Which begs the question: How did the bridesmaid alas become the bride, over and over and over again?

Where did this breakthrough come from?

Asking Webber that question is akin to asking him where he lives: He doesn’t really know. There was no epiphany moment, never a tournament where a light bulb simply turned on and stayed that way. He just continued playing, continued competing, allowing the compound interest to build up and, in 2021, pay immense dividends, both literally and figuratively.

“I think a lot of it is that lost year of 2020. I played almost as many tournaments in 2020 as I did in 2019, which was hard to do,” Webber said. “So many of them were just these tiny little tournaments. I felt like during that season, I realized how fragile this whole world of volleyball really is. We could never come back to having an AVP. So much of this is so fragile and small in the big picture of things, I just want to go out here and go for it. There’s nothing to lose going for a jump serve on match point. You miss it and so what? You’re losing a volleyball game. I think trying to carry that into 2021 — ok, I’ve lost 1,000 tournaments before, I might as well switch something up and going for it. This could literally be gone in a flash and just not worrying as much.”

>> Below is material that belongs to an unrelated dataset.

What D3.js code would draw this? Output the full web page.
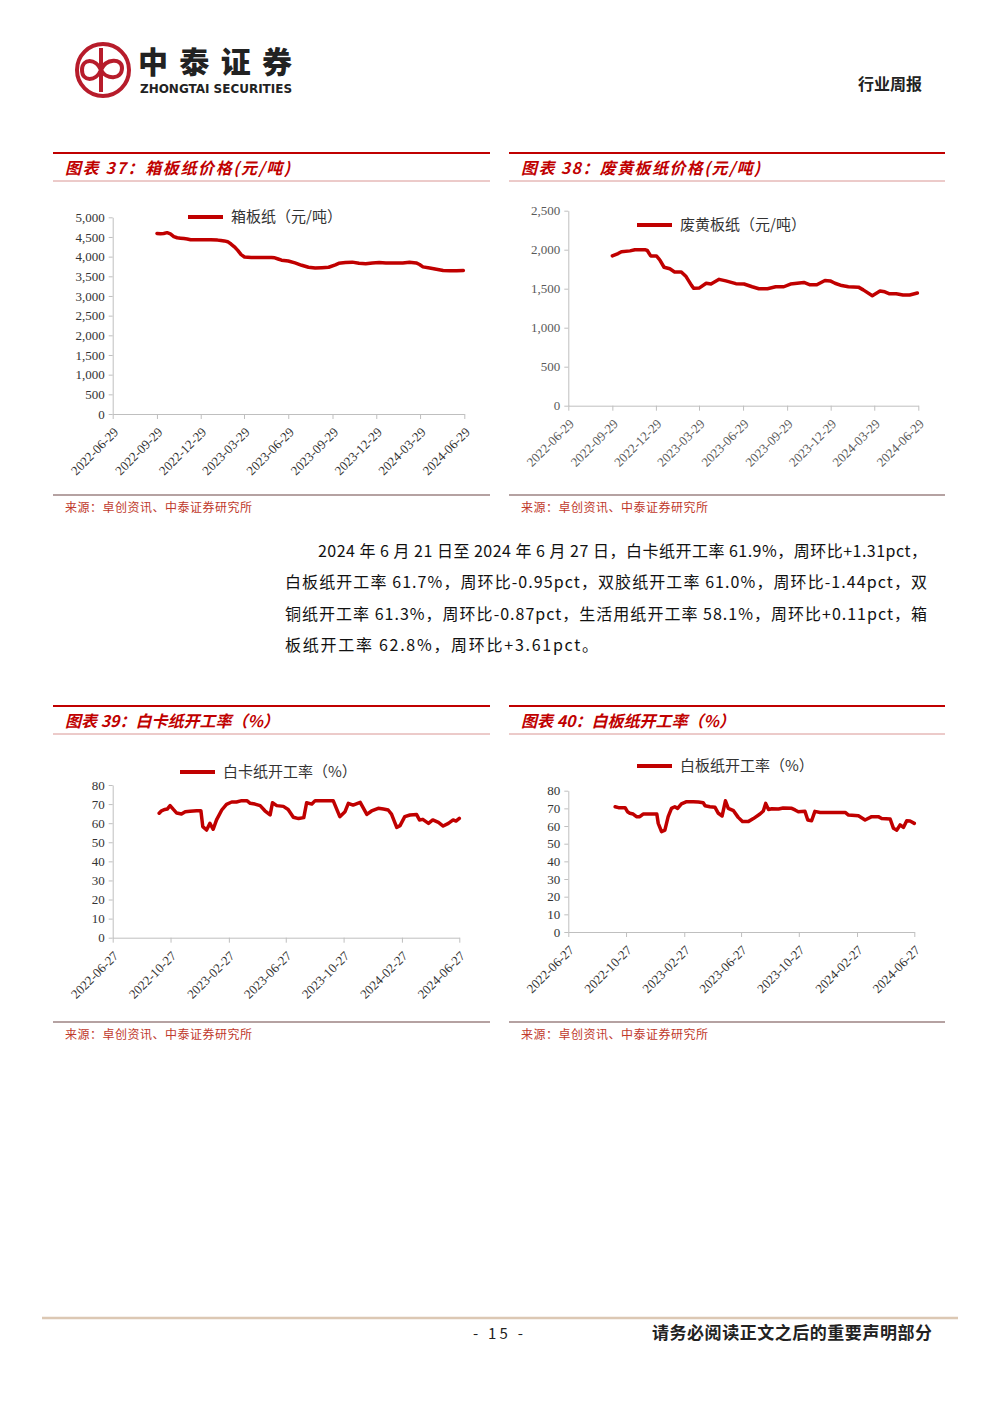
<!DOCTYPE html>
<html>
<head>
<meta charset="utf-8">
<script src="https://cdn.jsdelivr.net/npm/d3@7"></script>
<style>
  body { margin: 0; background: #fff; }
  svg text { font-family: "Noto Sans CJK SC", sans-serif; }
  .axis .tick text { font-family: "Liberation Serif", "DejaVu Serif", serif; }
</style>
</head>
<body>
<svg id="page" width="1000" height="1413"></svg>
<script>
// ---- data ----
var ticksA = ["2022-06-29","2022-09-29","2022-12-29","2023-03-29","2023-06-29","2023-09-29","2023-12-29","2024-03-29","2024-06-29"];
var ticksB = ["2022-06-27","2022-10-27","2023-02-27","2023-06-27","2023-10-27","2024-02-27","2024-06-27"];

var yTicks1 = [0,500,1000,1500,2000,2500,3000,3500,4000,4500,5000];
var yTicks2 = [0,500,1000,1500,2000,2500];
var yTicksPct = [0,10,20,30,40,50,60,70,80];

// 箱板纸价格
var dates1 = ["2022-09-29","2022-10-06","2022-10-13","2022-10-20","2022-10-27","2022-11-03","2022-11-10","2022-11-17","2022-11-24","2022-12-01",
  "2022-12-08","2022-12-22","2023-01-05","2023-01-19","2023-02-02","2023-02-09","2023-02-16","2023-02-23","2023-03-02","2023-03-09",
  "2023-03-16","2023-03-23","2023-03-30","2023-04-13","2023-04-27","2023-05-11","2023-05-25","2023-06-01","2023-06-08","2023-06-15",
  "2023-06-29","2023-07-13","2023-07-27","2023-08-10","2023-08-24","2023-09-07","2023-09-21","2023-10-05","2023-10-12","2023-10-26",
  "2023-11-09","2023-11-23","2023-12-07","2023-12-21","2024-01-04","2024-01-18","2024-02-01","2024-02-22","2024-03-07","2024-03-21",
  "2024-03-28","2024-04-04","2024-04-18","2024-05-02","2024-05-16","2024-05-30","2024-06-13","2024-06-27"];
var values1 = [4590,4580,4590,4610,4580,4510,4480,4470,4460,4450,
  4430,4430,4430,4430,4420,4410,4400,4380,4320,4250,
  4160,4050,3990,3980,3980,3980,3980,3970,3940,3910,
  3890,3840,3780,3730,3710,3720,3730,3790,3830,3850,
  3860,3830,3820,3840,3850,3840,3840,3840,3860,3840,
  3800,3740,3710,3680,3650,3640,3640,3650];

// 废黄板纸价格
var dates2 = ["2022-09-29","2022-10-11","2022-10-18","2022-11-05","2022-11-15","2022-12-06","2022-12-11","2022-12-18","2022-12-30","2023-01-06",
  "2023-01-15","2023-01-27","2023-02-06","2023-02-20","2023-03-02","2023-03-13","2023-03-18","2023-03-30","2023-04-13","2023-04-23",
  "2023-05-10","2023-05-24","2023-06-14","2023-07-01","2023-07-18","2023-08-01","2023-08-19","2023-09-05","2023-09-22","2023-10-06",
  "2023-10-20","2023-11-03","2023-11-16","2023-11-30","2023-12-17","2023-12-28","2024-01-07","2024-01-21","2024-02-04","2024-02-25",
  "2024-03-06","2024-03-25","2024-04-10","2024-04-20","2024-04-30","2024-05-14","2024-05-28","2024-06-11","2024-06-27"];
var values2 = [1920,1950,1975,1985,2000,2000,1990,1920,1920,1870,
  1775,1755,1715,1715,1655,1545,1505,1510,1570,1560,
  1620,1600,1565,1560,1525,1500,1500,1525,1525,1560,
  1570,1580,1550,1550,1605,1600,1570,1540,1525,1520,
  1485,1410,1470,1460,1435,1435,1420,1420,1445];

// 白卡纸开工率
var dates3 = ["2022-10-03","2022-10-08","2022-10-15","2022-10-20","2022-10-26","2022-11-02","2022-11-09","2022-11-19","2022-11-27","2022-12-07",
  "2022-12-21","2022-12-30","2023-01-03","2023-01-11","2023-01-18","2023-01-25","2023-02-01","2023-02-12","2023-02-22","2023-03-05",
  "2023-03-15","2023-03-26","2023-04-06","2023-04-13","2023-04-23","2023-05-04","2023-05-14","2023-05-25","2023-05-30","2023-06-08",
  "2023-06-22","2023-07-02","2023-07-13","2023-07-24","2023-08-04","2023-08-10","2023-08-21","2023-08-28","2023-09-11","2023-10-05",
  "2023-10-19","2023-10-30","2023-11-06","2023-11-16","2023-12-01","2023-12-15","2023-12-25","2024-01-08","2024-01-19","2024-01-29",
  "2024-02-05","2024-02-16","2024-02-23","2024-03-04","2024-03-15","2024-03-29","2024-04-04","2024-04-11","2024-04-23","2024-05-02",
  "2024-05-14","2024-05-24","2024-06-04","2024-06-14","2024-06-20","2024-06-27"];
var values3 = [65.2,66.5,67.2,67.4,69.2,67.2,65.3,64.8,66.0,66.2,
  66.5,66.5,58.2,56.4,59.9,56.8,61.7,66.9,69.9,71.1,
  71.1,71.8,71.8,70.4,70.0,69.2,66.5,64.3,70.7,69.2,
  68.8,67.2,63.1,62.4,62.9,70.7,70.0,71.8,71.8,71.8,
  63.4,66.0,70.4,69.5,70.9,64.6,66.4,67.8,67.4,66.9,
  64.8,57.8,58.7,63.4,64.3,64.5,61.7,62.0,59.9,61.7,
  60.4,58.5,59.9,61.7,61.1,62.5];

// 白板纸开工率
var dates4 = ["2022-10-04","2022-10-11","2022-10-25","2022-10-30","2022-11-04","2022-11-11","2022-11-18","2022-11-25","2022-12-02","2022-12-20",
  "2022-12-31","2023-01-03","2023-01-10","2023-01-17","2023-01-24","2023-01-31","2023-02-07","2023-02-13","2023-02-21","2023-03-04",
  "2023-03-18","2023-03-29","2023-04-08","2023-04-12","2023-04-22","2023-05-03","2023-05-10","2023-05-18","2023-05-25","2023-05-31",
  "2023-06-11","2023-06-21","2023-06-30","2023-07-12","2023-07-23","2023-08-06","2023-08-13","2023-08-18","2023-08-24","2023-08-31",
  "2023-09-14","2023-09-24","2023-10-12","2023-10-19","2023-10-26","2023-11-09","2023-11-15","2023-11-23","2023-11-30","2023-12-11",
  "2024-02-02","2024-02-09","2024-03-01","2024-03-15","2024-03-29","2024-04-12","2024-04-19","2024-05-07","2024-05-14","2024-05-21",
  "2024-05-28","2024-06-04","2024-06-11","2024-06-18","2024-06-27"];
var values4 = [70.9,70.4,70.4,68.1,67.2,66.8,65.3,65.3,66.8,66.8,
  66.8,61.5,56.8,57.7,65.3,70.0,70.9,70.0,72.5,73.8,
  73.8,73.6,73.2,71.5,70.9,70.6,67.2,65.7,74.3,70.0,
  68.7,64.9,62.5,62.5,64.2,66.8,68.5,72.8,69.4,69.8,
  69.6,70.2,70.0,69.1,68.1,68.3,63.4,63.0,68.3,67.7,
  67.7,66.2,65.8,63.4,65.3,65.3,64.3,64.0,58.7,57.7,
  60.6,59.2,63.0,62.8,61.5];

var bodyLines = [
  "2024 年 6 月 21 日至 2024 年 6 月 27 日，白卡纸开工率 61.9%，周环比+1.31pct，",
  "白板纸开工率 61.7%，周环比-0.95pct，双胶纸开工率 61.0%，周环比-1.44pct，双",
  "铜纸开工率 61.3%，周环比-0.87pct，生活用纸开工率 58.1%，周环比+0.11pct，箱",
  "板纸开工率 62.8%，周环比+3.61pct。"
];

// ---- page ----
var red = "#c00000";
var axisColor = "#bfbfbf";
var parse = d3.timeParse("%Y-%m-%d");
var svg = d3.select("#page");
svg.append("rect").attr("width", 1000).attr("height", 1413).attr("fill", "#fff");

// logo
var logo = svg.append("g").attr("fill", "none").attr("stroke", "#b71c2b");
logo.append("circle").attr("cx", 103).attr("cy", 70).attr("r", 26).attr("stroke-width", 4);
logo.append("path").attr("stroke-width", 4)
  .attr("d", "M101,48 L101,92 M101,70 C96,58 82,58 82,70 C82,82 96,82 101,70 C106,58 122,58 122,68 C122,80 106,80 101,70");
svg.append("text").attr("x", 138).attr("y", 72.5).attr("font-size", 30).attr("font-weight", 900)
  .attr("textLength", 154).attr("lengthAdjust", "spacing").attr("fill", "#222").text("中泰证券");
svg.append("text").attr("x", 140).attr("y", 92.5).attr("font-size", 11.5).attr("font-weight", 700)
  .style("font-family", "'DejaVu Sans', sans-serif")
  .attr("textLength", 152).attr("lengthAdjust", "spacingAndGlyphs").attr("fill", "#222").text("ZHONGTAI SECURITIES");
svg.append("text").attr("x", 922).attr("y", 90).attr("text-anchor", "end").attr("font-size", 16).attr("font-weight", 700)
  .attr("fill", "#222").text("行业周报");

// panel frames
function drawPanel(x0, x1, yTop, ySrc, title, titleLen) {
  svg.append("line").attr("x1", x0).attr("x2", x1).attr("y1", yTop).attr("y2", yTop)
    .attr("stroke", red).attr("stroke-width", 2);
  var t = svg.append("text").attr("x", x0 + 12).attr("y", yTop + 21).attr("font-size", 16).attr("font-weight", 700)
    .attr("font-style", "italic").attr("fill", red).text(title);
  if (titleLen) t.attr("textLength", titleLen).attr("lengthAdjust", "spacing");
  svg.append("line").attr("x1", x0).attr("x2", x1).attr("y1", yTop + 28).attr("y2", yTop + 28)
    .attr("stroke", "#d99694").attr("stroke-width", 1);
  svg.append("line").attr("x1", x0).attr("x2", x1).attr("y1", ySrc).attr("y2", ySrc)
    .attr("stroke", "#9d8383").attr("stroke-width", 1.3);
  svg.append("text").attr("x", x0 + 12).attr("y", ySrc + 17).attr("font-size", 12)
    .attr("fill", "#c0392b").attr("textLength", 187).attr("lengthAdjust", "spacing")
    .text("来源：卓创资讯、中泰证券研究所");
}

function drawChart(o) {
  var data = o.dates.map(function(d, i) { return { date: parse(d), value: o.values[i] }; });
  var x = d3.scaleTime()
    .domain([parse(o.ticks[0]), parse(o.ticks[o.ticks.length - 1])])
    .range([o.x0, o.x1]);
  var y = d3.scaleLinear()
    .domain([0, o.yTicks[o.yTicks.length - 1]])
    .range([o.yBottom, o.yTop]);

  var g = svg.append("g");

  var xAxis = g.append("g").attr("class", "axis")
    .attr("transform", `translate(0,${o.yBottom})`)
    .call(d3.axisBottom(x).tickValues(o.ticks.map(parse)).tickFormat(d3.timeFormat("%Y-%m-%d"))
      .tickSize(5).tickSizeOuter(0));
  xAxis.selectAll("text")
    .attr("x", 0).attr("y", 0).attr("dy", 0)
    .attr("transform", "translate(6,19) rotate(-45)")
    .style("text-anchor", "end")
    .attr("font-size", 13).attr("fill", o.labelColor);

  var yAxis = g.append("g").attr("class", "axis")
    .attr("transform", `translate(${o.x0},0)`)
    .call(d3.axisLeft(y).tickValues(o.yTicks).tickFormat(o.fmt).tickSize(4).tickPadding(4).tickSizeOuter(0));
  yAxis.selectAll("text").attr("font-size", 13).attr("fill", o.labelColor);

  g.selectAll(".domain").attr("stroke", axisColor);
  g.selectAll(".tick line").attr("stroke", axisColor);

  var line = d3.line().x(d => x(d.date)).y(d => y(d.value));
  g.append("path").datum(data)
    .attr("d", line)
    .attr("fill", "none")
    .attr("stroke", red)
    .attr("stroke-width", 3.5)
    .attr("stroke-linejoin", "round")
    .attr("stroke-linecap", "round");

  // legend
  g.append("line").attr("x1", o.legX).attr("x2", o.legX + 35).attr("y1", o.legY).attr("y2", o.legY)
    .attr("stroke", red).attr("stroke-width", 4);
  g.append("text").attr("x", o.legX + 43).attr("y", o.legY + 5).attr("font-size", 15)
    .attr("fill", "#333").text(o.legend);
}

drawPanel(53, 490, 153, 495, "图表 37：箱板纸价格(元/吨)", 225);
drawPanel(509, 945, 153, 495, "图表 38：废黄板纸价格(元/吨)", 239);
drawPanel(53, 490, 706, 1022, "图表 39：白卡纸开工率（%）", 0);
drawPanel(509, 945, 706, 1022, "图表 40：白板纸开工率（%）", 0);

drawChart({ dates: dates1, values: values1, ticks: ticksA, yTicks: yTicks1, fmt: d3.format(","),
  x0: 112.7, x1: 464.3, yTop: 217.3, yBottom: 414, labelColor: "#333",
  legX: 188, legY: 217, legend: "箱板纸（元/吨）" });
drawChart({ dates: dates2, values: values2, ticks: ticksA, yTicks: yTicks2, fmt: d3.format(","),
  x0: 568.3, x1: 918.3, yTop: 210.7, yBottom: 405.7, labelColor: "#595959",
  legX: 637, legY: 225, legend: "废黄板纸（元/吨）" });
drawChart({ dates: dates3, values: values3, ticks: ticksB, yTicks: yTicksPct, fmt: d3.format("d"),
  x0: 112.7, x1: 459.3, yTop: 785, yBottom: 937.7, labelColor: "#333",
  legX: 180, legY: 772, legend: "白卡纸开工率（%）" });
drawChart({ dates: dates4, values: values4, ticks: ticksB, yTicks: yTicksPct, fmt: d3.format("d"),
  x0: 568.3, x1: 914.3, yTop: 790.7, yBottom: 932, labelColor: "#333",
  legX: 637, legY: 766, legend: "白板纸开工率（%）" });

// body text
var bodyX = [318, 285, 285, 285];
var bodyLen = [609, 642, 642, 313];
var bodyY = [557, 588, 620, 651];
bodyLines.forEach(function(t, i) {
  svg.append("text").attr("x", bodyX[i]).attr("y", bodyY[i]).attr("font-size", 16)
    .attr("fill", "#111").attr("textLength", bodyLen[i]).attr("lengthAdjust", "spacing").text(t);
});

// footer
svg.append("line").attr("x1", 42).attr("x2", 958).attr("y1", 1318).attr("y2", 1318)
  .attr("stroke", "#dcc8b4").attr("stroke-width", 2.5);
svg.append("text").attr("x", 473).attr("y", 1339).attr("font-size", 15)
  .attr("fill", "#222").attr("textLength", 50).attr("lengthAdjust", "spacing").text("- 15 -");
svg.append("text").attr("x", 932).attr("y", 1339).attr("text-anchor", "end").attr("font-size", 17)
  .attr("font-weight", 700).attr("fill", "#222").attr("textLength", 280).attr("lengthAdjust", "spacing")
  .text("请务必阅读正文之后的重要声明部分");
</script>
</body>
</html>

He recognizes the irony of it: That his acceptance of losing is the very thing that begat all this winning. And now that he is winning, he isn’t changing a thing. He’s still scouring the schedule for tournaments, like the 2021 Laguna Open, another major non-AVP which he won with Seain Cook. He’s still willing to move around, free as a bird, even considering temporarily relocating to New Orleans to train with Cory and their coach, Joey Keener.

Essentially, more than anything, Logan Webber is willing to adapt to whatever the world throws at him, wherever that happens to be.

“I’m still looking to knock off a good main draw team in a main draw,” Webber said. “The few times I’ve gotten in: ‘OK I’m in, let’s see if I can win one game.’ Instead of ‘Let’s see if we can win four games and try to get to a fifth or a Sunday.’ I feel like, for me in AVPs, that’s the next step. I’m in, now I need to start winning some of these games.”

And Heaven knows he’ll move wherever and play in whatever it takes to do just that.